## TASK REQUIREMENTS
Write out only the lines from the start of the entries up to and including the line with "import plotly.graph_objects as go"; please skip the pictures.

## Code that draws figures
★ ★ ★ ★ ★
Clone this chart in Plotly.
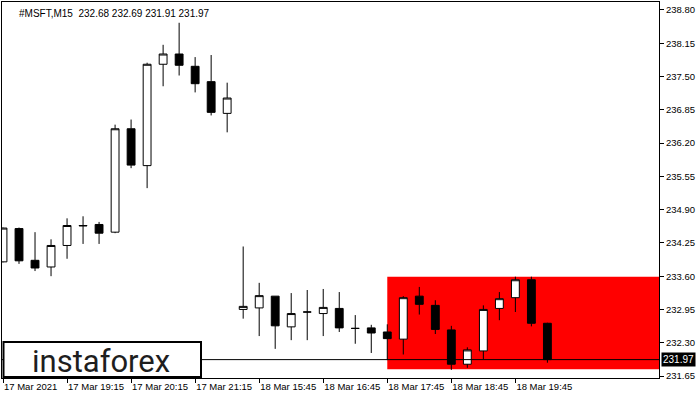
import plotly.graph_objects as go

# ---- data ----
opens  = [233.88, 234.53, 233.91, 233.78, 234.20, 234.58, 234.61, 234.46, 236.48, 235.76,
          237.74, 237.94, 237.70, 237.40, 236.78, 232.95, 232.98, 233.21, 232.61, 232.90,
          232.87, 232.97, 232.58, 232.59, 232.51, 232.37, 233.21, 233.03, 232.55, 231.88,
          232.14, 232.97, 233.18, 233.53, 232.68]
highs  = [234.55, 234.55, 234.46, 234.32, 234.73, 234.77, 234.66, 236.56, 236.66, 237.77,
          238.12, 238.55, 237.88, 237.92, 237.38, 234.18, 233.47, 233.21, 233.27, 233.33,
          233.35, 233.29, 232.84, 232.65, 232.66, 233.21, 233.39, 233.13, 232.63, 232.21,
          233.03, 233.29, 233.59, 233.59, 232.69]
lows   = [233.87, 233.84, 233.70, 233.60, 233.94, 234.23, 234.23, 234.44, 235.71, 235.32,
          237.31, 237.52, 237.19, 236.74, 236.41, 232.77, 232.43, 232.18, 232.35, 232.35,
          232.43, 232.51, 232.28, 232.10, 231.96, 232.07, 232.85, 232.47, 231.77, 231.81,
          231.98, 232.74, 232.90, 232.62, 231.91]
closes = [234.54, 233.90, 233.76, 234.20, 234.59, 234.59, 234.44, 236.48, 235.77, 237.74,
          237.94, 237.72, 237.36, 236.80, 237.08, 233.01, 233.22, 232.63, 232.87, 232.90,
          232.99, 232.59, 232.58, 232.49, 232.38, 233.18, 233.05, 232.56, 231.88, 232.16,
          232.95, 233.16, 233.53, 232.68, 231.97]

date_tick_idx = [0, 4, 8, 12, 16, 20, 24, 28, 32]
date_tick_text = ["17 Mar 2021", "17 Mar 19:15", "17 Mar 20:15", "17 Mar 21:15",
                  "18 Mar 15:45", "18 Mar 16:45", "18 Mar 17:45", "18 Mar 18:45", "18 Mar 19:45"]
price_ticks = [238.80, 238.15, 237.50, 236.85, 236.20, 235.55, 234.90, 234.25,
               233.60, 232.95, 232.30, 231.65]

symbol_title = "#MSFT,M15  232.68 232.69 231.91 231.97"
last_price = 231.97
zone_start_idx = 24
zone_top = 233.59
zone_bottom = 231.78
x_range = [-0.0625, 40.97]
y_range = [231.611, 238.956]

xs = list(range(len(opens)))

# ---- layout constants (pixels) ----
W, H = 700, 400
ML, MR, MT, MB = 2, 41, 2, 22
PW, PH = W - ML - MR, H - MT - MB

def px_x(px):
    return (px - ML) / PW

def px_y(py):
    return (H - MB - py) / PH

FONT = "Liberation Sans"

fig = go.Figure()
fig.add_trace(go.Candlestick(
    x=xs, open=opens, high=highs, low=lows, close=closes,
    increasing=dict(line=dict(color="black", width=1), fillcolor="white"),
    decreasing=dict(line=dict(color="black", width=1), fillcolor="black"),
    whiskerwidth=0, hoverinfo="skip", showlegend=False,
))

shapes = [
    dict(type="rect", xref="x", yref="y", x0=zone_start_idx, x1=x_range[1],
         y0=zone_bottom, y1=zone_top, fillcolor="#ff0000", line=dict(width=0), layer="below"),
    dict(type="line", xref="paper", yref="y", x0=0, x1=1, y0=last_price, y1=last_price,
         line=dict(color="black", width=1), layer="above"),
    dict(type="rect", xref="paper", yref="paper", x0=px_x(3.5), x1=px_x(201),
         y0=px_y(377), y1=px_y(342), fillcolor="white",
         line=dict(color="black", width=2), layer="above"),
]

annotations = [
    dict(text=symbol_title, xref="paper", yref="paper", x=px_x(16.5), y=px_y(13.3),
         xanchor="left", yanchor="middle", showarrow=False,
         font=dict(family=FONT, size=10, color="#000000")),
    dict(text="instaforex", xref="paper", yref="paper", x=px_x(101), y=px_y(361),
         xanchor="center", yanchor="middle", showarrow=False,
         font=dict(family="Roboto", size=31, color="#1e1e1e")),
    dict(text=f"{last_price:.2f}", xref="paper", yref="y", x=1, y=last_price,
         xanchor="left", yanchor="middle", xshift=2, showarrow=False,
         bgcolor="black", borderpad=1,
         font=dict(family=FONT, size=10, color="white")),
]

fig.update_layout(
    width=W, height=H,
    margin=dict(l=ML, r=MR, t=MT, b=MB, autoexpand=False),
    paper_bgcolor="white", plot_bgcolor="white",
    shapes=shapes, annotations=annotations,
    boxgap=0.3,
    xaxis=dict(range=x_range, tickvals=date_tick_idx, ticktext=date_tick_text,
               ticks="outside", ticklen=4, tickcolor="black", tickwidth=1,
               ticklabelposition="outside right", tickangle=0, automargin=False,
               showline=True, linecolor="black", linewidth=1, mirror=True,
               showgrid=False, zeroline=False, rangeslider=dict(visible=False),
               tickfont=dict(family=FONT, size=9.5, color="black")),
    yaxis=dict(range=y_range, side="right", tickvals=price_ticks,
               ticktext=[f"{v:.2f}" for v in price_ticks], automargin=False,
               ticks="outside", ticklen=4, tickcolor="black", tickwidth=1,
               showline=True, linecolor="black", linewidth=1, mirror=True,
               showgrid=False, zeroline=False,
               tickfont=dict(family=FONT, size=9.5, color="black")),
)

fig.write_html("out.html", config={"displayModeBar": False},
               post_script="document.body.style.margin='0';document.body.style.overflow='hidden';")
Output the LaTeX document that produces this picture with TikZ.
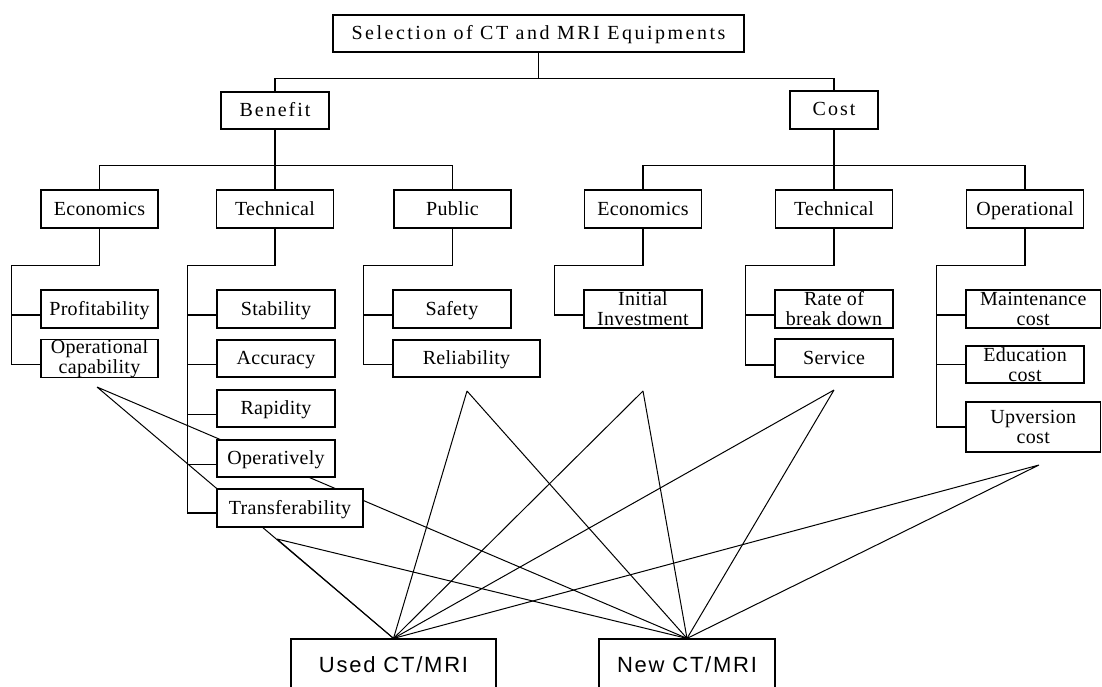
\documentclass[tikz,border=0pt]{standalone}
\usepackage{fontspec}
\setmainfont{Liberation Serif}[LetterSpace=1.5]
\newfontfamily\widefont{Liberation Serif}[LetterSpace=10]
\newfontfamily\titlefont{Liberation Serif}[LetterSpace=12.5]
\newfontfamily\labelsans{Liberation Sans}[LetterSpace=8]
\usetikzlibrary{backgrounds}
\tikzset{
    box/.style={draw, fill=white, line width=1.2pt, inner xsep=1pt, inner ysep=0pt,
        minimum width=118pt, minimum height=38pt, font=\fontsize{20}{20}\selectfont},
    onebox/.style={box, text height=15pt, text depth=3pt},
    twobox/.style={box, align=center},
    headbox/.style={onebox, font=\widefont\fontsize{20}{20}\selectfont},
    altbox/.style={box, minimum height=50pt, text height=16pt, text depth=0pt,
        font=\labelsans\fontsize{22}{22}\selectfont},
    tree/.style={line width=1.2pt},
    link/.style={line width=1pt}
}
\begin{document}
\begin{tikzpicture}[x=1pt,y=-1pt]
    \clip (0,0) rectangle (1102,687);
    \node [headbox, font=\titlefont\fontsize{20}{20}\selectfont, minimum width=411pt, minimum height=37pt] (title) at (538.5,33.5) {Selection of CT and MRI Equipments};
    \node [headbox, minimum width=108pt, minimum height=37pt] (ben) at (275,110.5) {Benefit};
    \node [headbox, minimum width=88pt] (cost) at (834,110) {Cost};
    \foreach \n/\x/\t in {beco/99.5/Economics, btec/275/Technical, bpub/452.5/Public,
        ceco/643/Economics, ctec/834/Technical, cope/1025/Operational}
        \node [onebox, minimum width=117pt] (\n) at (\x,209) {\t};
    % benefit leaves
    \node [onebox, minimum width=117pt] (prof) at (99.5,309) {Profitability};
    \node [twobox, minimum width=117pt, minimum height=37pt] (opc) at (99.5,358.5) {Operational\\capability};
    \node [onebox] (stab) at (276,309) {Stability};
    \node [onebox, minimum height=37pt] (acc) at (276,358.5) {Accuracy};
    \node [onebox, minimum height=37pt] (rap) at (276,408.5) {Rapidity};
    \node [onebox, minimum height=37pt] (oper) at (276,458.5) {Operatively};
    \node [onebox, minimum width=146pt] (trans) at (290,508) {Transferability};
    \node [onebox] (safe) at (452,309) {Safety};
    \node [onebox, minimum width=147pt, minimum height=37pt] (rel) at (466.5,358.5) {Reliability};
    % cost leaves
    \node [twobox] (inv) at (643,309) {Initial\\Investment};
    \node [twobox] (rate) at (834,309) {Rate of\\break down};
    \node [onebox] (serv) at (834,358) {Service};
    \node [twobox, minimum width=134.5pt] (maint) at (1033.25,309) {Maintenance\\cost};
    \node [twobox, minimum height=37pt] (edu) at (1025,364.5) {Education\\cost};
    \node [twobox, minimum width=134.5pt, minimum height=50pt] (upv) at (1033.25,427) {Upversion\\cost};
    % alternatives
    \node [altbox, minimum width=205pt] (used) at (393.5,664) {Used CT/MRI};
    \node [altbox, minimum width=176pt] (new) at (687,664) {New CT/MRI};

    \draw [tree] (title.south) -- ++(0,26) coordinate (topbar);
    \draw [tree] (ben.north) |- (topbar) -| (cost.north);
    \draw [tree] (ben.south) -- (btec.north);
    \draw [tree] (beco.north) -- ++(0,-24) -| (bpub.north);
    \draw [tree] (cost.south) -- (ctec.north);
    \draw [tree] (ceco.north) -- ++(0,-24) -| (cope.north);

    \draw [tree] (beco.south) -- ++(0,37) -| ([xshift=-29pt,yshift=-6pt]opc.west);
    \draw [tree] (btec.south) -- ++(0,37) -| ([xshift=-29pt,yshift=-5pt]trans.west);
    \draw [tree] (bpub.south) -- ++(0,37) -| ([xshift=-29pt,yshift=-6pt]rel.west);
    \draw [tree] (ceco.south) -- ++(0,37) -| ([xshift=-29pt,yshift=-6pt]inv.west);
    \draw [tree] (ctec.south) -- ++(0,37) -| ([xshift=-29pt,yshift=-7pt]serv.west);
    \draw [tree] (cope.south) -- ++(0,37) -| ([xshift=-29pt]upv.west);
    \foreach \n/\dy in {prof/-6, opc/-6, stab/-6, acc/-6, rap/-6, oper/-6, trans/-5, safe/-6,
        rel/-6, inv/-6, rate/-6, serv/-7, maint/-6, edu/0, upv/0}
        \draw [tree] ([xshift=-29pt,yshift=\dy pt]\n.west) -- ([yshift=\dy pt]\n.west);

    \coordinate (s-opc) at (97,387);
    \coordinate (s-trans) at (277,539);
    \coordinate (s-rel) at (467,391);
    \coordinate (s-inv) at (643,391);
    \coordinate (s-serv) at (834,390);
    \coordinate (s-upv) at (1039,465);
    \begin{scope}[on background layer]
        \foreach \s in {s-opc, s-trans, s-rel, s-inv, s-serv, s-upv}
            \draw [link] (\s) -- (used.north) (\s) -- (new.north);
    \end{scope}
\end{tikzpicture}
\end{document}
★ ★ ★ ★ ★
## FINAL RESULT
Clone this chart in Plotly.
import plotly.graph_objects as go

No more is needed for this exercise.